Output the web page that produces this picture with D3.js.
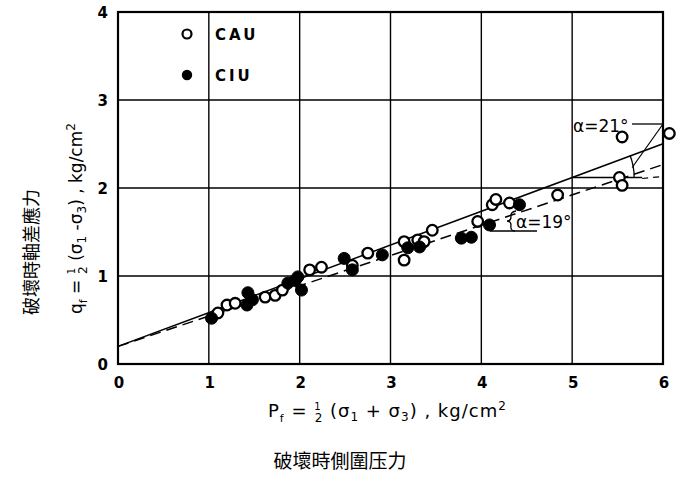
<!DOCTYPE html>
<html>
<head>
<meta charset="utf-8">
<script src="https://cdn.jsdelivr.net/npm/d3@7"></script>
<style>
  body { margin: 0; background: #fff; }
  text { font-family: "DejaVu Sans", sans-serif; fill: #000; }
</style>
</head>
<body>
<svg width="677" height="478"></svg>
<script>
// axis ticks
var xTicks = [0, 1, 2, 3, 4, 5, 6];
var yTicks = [0, 1, 2, 3, 4];

// CAU tests (open circles), p_f and q_f in kg/cm2
var cauP = [1.10, 1.20, 1.29, 1.62, 1.73, 1.81, 2.11, 2.24, 2.58, 2.75, 3.15, 3.30, 3.37, 3.46, 3.15, 3.96, 4.12, 4.16, 4.31, 4.84, 5.52, 5.55, 5.55, 6.07];
var cauQ = [0.58, 0.67, 0.69, 0.76, 0.78, 0.84, 1.07, 1.10, 1.12, 1.26, 1.39, 1.41, 1.39, 1.52, 1.18, 1.62, 1.81, 1.87, 1.83, 1.92, 2.12, 2.03, 2.58, 2.62];

// CIU tests (filled circles)
var ciuP = [1.03, 1.42, 1.43, 1.48, 1.87, 1.95, 1.98, 2.02, 2.49, 2.58, 2.91, 3.19, 3.32, 3.78, 3.89, 4.09, 4.42];
var ciuQ = [0.52, 0.67, 0.81, 0.73, 0.92, 0.95, 0.99, 0.84, 1.20, 1.07, 1.24, 1.32, 1.33, 1.43, 1.44, 1.58, 1.81];

// failure envelopes: q = a + p tan(alpha)
var envIntercept = 0.2;
var solidAlpha = 21;
var dashAlpha = 19;

var svg = d3.select("svg");
var x = d3.scaleLinear().domain([0, 6]).range([118, 663]);
var y = d3.scaleLinear().domain([0, 4]).range([364, 12]);

function env(alpha) {
  var t = Math.tan(alpha * Math.PI / 180);
  return function(p) { return envIntercept + p * t; };
}
var solidQ = env(solidAlpha), dashQ = env(dashAlpha);

// grid
var g = svg.append("g");
g.selectAll(".vg").data(xTicks).enter().append("line")
  .attr("x1", d => x(d)).attr("x2", d => x(d))
  .attr("y1", y(0)).attr("y2", y(4))
  .attr("stroke", "#000").attr("stroke-width", 1.4);
g.selectAll(".hg").data(yTicks).enter().append("line")
  .attr("x1", x(0)).attr("x2", x(6))
  .attr("y1", d => y(d)).attr("y2", d => y(d))
  .attr("stroke", "#000").attr("stroke-width", 1.4);
g.append("rect")
  .attr("x", x(0)).attr("y", y(4))
  .attr("width", x(6) - x(0)).attr("height", y(0) - y(4))
  .attr("fill", "none").attr("stroke", "#000").attr("stroke-width", 2.2);

// tick labels
svg.selectAll(".xt").data(xTicks).enter().append("text")
  .attr("x", d => x(d) + 1).attr("y", 388)
  .attr("text-anchor", "middle")
  .style("font-size", "15px").style("font-weight", "bold")
  .text(d => d);
svg.selectAll(".yt").data(yTicks).enter().append("text")
  .attr("x", 108).attr("y", d => y(d) + 6)
  .attr("text-anchor", "end")
  .style("font-size", "15px").style("font-weight", "bold")
  .text(d => d);

// envelope lines
svg.append("line")
  .attr("x1", x(0)).attr("y1", y(solidQ(0)))
  .attr("x2", x(6)).attr("y2", y(solidQ(6)))
  .attr("stroke", "#000").attr("stroke-width", 1.5);
svg.append("line")
  .attr("x1", x(0)).attr("y1", y(dashQ(0)))
  .attr("x2", x(6)).attr("y2", y(dashQ(6)))
  .attr("stroke", "#000").attr("stroke-width", 1.5)
  .attr("stroke-dasharray", "11,6");

// angle construction for alpha = 21
var ax = x(5), ay = y(solidQ(5));
svg.append("line")
  .attr("x1", ax).attr("y1", ay).attr("x2", ax + 70).attr("y2", ay)
  .attr("stroke", "#000").attr("stroke-width", 1.3);
svg.append("line")
  .attr("x1", ax + 70).attr("y1", ay + 1).attr("x2", x(6)).attr("y2", ay - 1)
  .attr("stroke", "#000").attr("stroke-width", 1.2).attr("stroke-dasharray", "6,5");
var r = 62, a1 = solidAlpha * Math.PI / 180;
svg.append("path")
  .attr("d", "M" + (ax + r) + "," + ay + " A" + r + "," + r + " 0 0,0 " +
    (ax + r * Math.cos(a1)) + "," + (ay - r * Math.sin(a1)))
  .attr("fill", "none").attr("stroke", "#000").attr("stroke-width", 1.3);
svg.append("line")
  .attr("x1", ax + r - 2).attr("y1", ay - 10).attr("x2", x(6)).attr("y2", 124)
  .attr("stroke", "#000").attr("stroke-width", 1.2);
svg.append("line")
  .attr("x1", 632).attr("y1", 124).attr("x2", x(6)).attr("y2", 124)
  .attr("stroke", "#000").attr("stroke-width", 1.3);
svg.append("text").attr("x", 573).attr("y", 132)
  .style("font-size", "17px").text("\u03b1=21\u00b0");

// angle note for alpha = 19
svg.append("line")
  .attr("x1", 490).attr("y1", 231).attr("x2", 537).attr("y2", 231)
  .attr("stroke", "#000").attr("stroke-width", 1.3);
svg.append("path")
  .attr("d", "M516,211 Q510,212 511,217 Q511,221 507,221 Q511,221 511,225 Q510,231 515,231")
  .attr("fill", "none").attr("stroke", "#000").attr("stroke-width", 1.3);
svg.append("text").attr("x", 516).attr("y", 228)
  .style("font-size", "17px").text("\u03b1=19\u00b0");

// data points
svg.selectAll(".cau").data(d3.range(cauP.length)).enter().append("circle")
  .attr("cx", i => x(cauP[i])).attr("cy", i => y(cauQ[i]))
  .attr("r", 5.3).attr("fill", "#fff").attr("stroke", "#000").attr("stroke-width", 2.3);
svg.selectAll(".ciu").data(d3.range(ciuP.length)).enter().append("circle")
  .attr("cx", i => x(ciuP[i])).attr("cy", i => y(ciuQ[i]))
  .attr("r", 6).attr("fill", "#000").attr("stroke", "#000").attr("stroke-width", 1);

// legend
svg.append("circle").attr("cx", 187).attr("cy", 34).attr("r", 4.5)
  .attr("fill", "#fff").attr("stroke", "#000").attr("stroke-width", 2.2);
svg.append("circle").attr("cx", 187).attr("cy", 75).attr("r", 5.2)
  .attr("fill", "#000");
svg.append("text").attr("x", 215).attr("y", 40)
  .style("font-size", "15px").style("font-weight", "bold").style("letter-spacing", "3px").text("CAU");
svg.append("text").attr("x", 215).attr("y", 81)
  .style("font-size", "15px").style("font-weight", "bold").style("letter-spacing", "3px").text("CIU");

// x axis title
var xt = svg.append("text").attr("x", 268).attr("y", 417)
  .style("font-size", "18px").style("letter-spacing", "1px");
xt.append("tspan").text("P");
xt.append("tspan").attr("dy", 5).style("font-size", "11px").text("f");
xt.append("tspan").attr("dy", -5).text(" = ");
xt.append("tspan").attr("dy", -7).style("font-size", "10px").text("1");
xt.append("tspan").attr("dx", -7).attr("dy", 12).style("font-size", "12px").text("2");
xt.append("tspan").attr("dy", -5).text(" (\u03c3");
xt.append("tspan").attr("dy", 4).style("font-size", "12px").text("1");
xt.append("tspan").attr("dy", -4).text(" + \u03c3");
xt.append("tspan").attr("dy", 4).style("font-size", "12px").text("3");
xt.append("tspan").attr("dy", -4).text(") , kg/cm");
xt.append("tspan").attr("dy", -7).style("font-size", "12px").text("2");

svg.append("text").attr("x", 340).attr("y", 468)
  .attr("text-anchor", "middle")
  .style("font-family", "'Noto Sans CJK TC', sans-serif")
  .style("font-size", "19px")
  .text("破壞時側圍压力");

// y axis title
var yt = svg.append("text")
  .attr("transform", "translate(82,314) rotate(-90)")
  .style("font-size", "17px");
yt.append("tspan").text("q");
yt.append("tspan").attr("dy", 5).style("font-size", "11px").text("f");
yt.append("tspan").attr("dy", -5).text(" = ");
yt.append("tspan").attr("dy", -7).style("font-size", "10px").text("1");
yt.append("tspan").attr("dx", -6).attr("dy", 12).style("font-size", "12px").text("2");
yt.append("tspan").attr("dy", -5).text(" (\u03c3");
yt.append("tspan").attr("dy", 4).style("font-size", "12px").text("1");
yt.append("tspan").attr("dy", -4).text(" -\u03c3");
yt.append("tspan").attr("dy", 4).style("font-size", "12px").text("3");
yt.append("tspan").attr("dy", -4).text(") , kg/cm");
yt.append("tspan").attr("dy", -7).style("font-size", "12px").text("2");

svg.append("text")
  .attr("transform", "translate(38,252) rotate(-90)")
  .attr("text-anchor", "middle")
  .style("font-family", "'Noto Sans CJK TC', sans-serif")
  .style("font-size", "18px")
  .text("破壞時軸差應力");
</script>
</body>
</html>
+ + + + +
[Given exercise]: Repeat the listing above from its first line through the line that contains "2.03, 2.58, 2.62];", both included, and nothing more. Drop the pictures.

[Final result]:
Output the web page that produces this picture with D3.js.
<!DOCTYPE html>
<html>
<head>
<meta charset="utf-8">
<script src="https://cdn.jsdelivr.net/npm/d3@7"></script>
<style>
  body { margin: 0; background: #fff; }
  text { font-family: "DejaVu Sans", sans-serif; fill: #000; }
</style>
</head>
<body>
<svg width="677" height="478"></svg>
<script>
// axis ticks
var xTicks = [0, 1, 2, 3, 4, 5, 6];
var yTicks = [0, 1, 2, 3, 4];

// CAU tests (open circles), p_f and q_f in kg/cm2
var cauP = [1.10, 1.20, 1.29, 1.62, 1.73, 1.81, 2.11, 2.24, 2.58, 2.75, 3.15, 3.30, 3.37, 3.46, 3.15, 3.96, 4.12, 4.16, 4.31, 4.84, 5.52, 5.55, 5.55, 6.07];
var cauQ = [0.58, 0.67, 0.69, 0.76, 0.78, 0.84, 1.07, 1.10, 1.12, 1.26, 1.39, 1.41, 1.39, 1.52, 1.18, 1.62, 1.81, 1.87, 1.83, 1.92, 2.12, 2.03, 2.58, 2.62];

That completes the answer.